Case A: The High-PG, Uneven Evidence Student
Predictions look near-perfect but IA marks and two subject mocks lag. The student reduces overly ambitious applications, focuses on polishing essays that explain improvement and momentum, and adds one conservatively-sound option to protect choices. Teacher conversations produce concrete action items that the student completes before final submission.
Case B: The Consistent Climber
Mock scores show steady upward trends across most subjects; IAs are strong. The student applies to a balanced list with one ambitious choice, confident that the evidence supports the predictions. Interview prep centers on explaining the learning curve and demonstrating readiness for university-level study.
Case C: The Late Surge
Predictions are solid but mostly based on a late term of exceptional work. The student documents the rapid improvement, asks teachers for clear criteria that will be met, and applies selectively—focusing on programs that value demonstrated growth as well as final grades.
Final Framework: A Five-Step Risk Control Plan for Predicted Grades
- Audit evidence: collect mocks, IA feedback, and teacher comments and compare them to predictions.
- Allocate applications by confidence: use the table above to decide how many ambitious, matched, and conservative choices to include.
- Strengthen narratives: craft essays and activity lists that tie predictions to demonstrable skills and improvement.
- Prepare for interviews: rehearse succinct, honest explanations of your academic trajectory and the evidence that supports it.

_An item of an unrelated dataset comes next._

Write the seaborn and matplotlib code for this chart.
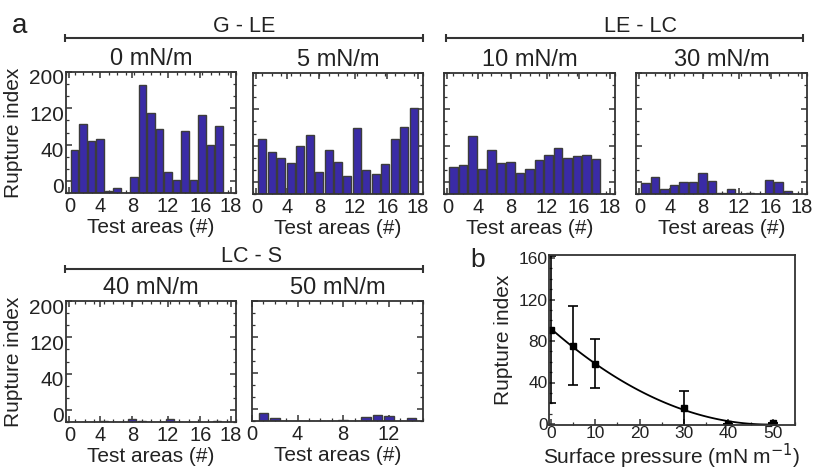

- Communicate thoughtfully with teachers: request clarity and actionable feedback rather than grade changes.
Closing thought
Predicted grades are a powerful tool when they sit on a foundation of demonstrable evidence and honest communication. Control risk by translating optimism into clearly documented progress, aligning your application list with the strength of that evidence, and using essays and interviews to show the work behind the numbers. When you pair ambition with a disciplined, evidence-driven plan, you give yourself the best chance of converting prediction into outcome without the emotional and practical costs of over-applying.